Sister Agnes Oman, Salisbury

The writer is associate director of the Hispanic Ministry of the Catholic Diocese of Wilmington, Del.

Push much faster for fuel efficiency

Four-dollar-per-gallon gasoline and rising electricity prices are the result of decades of failed American energy policy - a policy that has focused on giveaways to oil and gas companies while ignoring the fuel economy of our cars and trucks and failing to develop our vast potential to use renewable energy and increase our energy efficiency ("$4-a-gallon gas taking a toll," July 1).

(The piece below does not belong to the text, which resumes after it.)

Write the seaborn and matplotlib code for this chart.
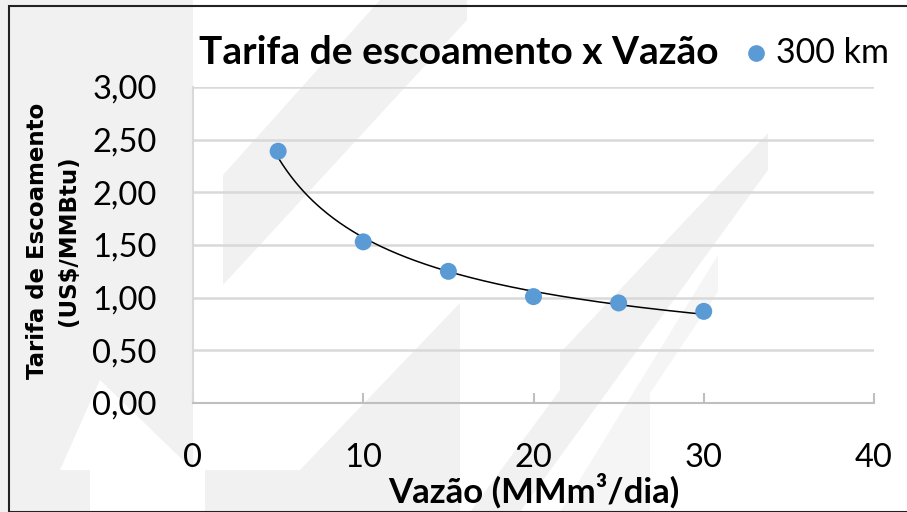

For seven years, President Bush has been in a position to lower gasoline prices and lessen our dependence on foreign oil by working to raise fuel economy standards, and for seven years he refused to act.

If President Bush were truly serious about reducing gas prices, he would stop dragging his heels and fully implement the higher fuel economy standards Congress passed in December.

Unfortunately, the Bush administration has proposed regulations to implement that law that would increase average gas mileage by the smallest amount the law allows.

I urge the Bush administration to raise gas mileage at the fastest rate and by the largest amount the law allows.

Elizabeth Himeles, Baltimore

The writer is an intern for Environment Maryland.

Bikers need lane into downtown

I, too, am a recreational cyclist living in Baltimore ("Charm City still challenges cyclists," letters, June 28).

I consider myself fairly street savvy, and I have no problem riding north into the Greenspring Valley on the roads. However, riding from my home to my office in downtown Baltimore is a different story.

All we bikers need is one road with a big bike lane to get access to downtown.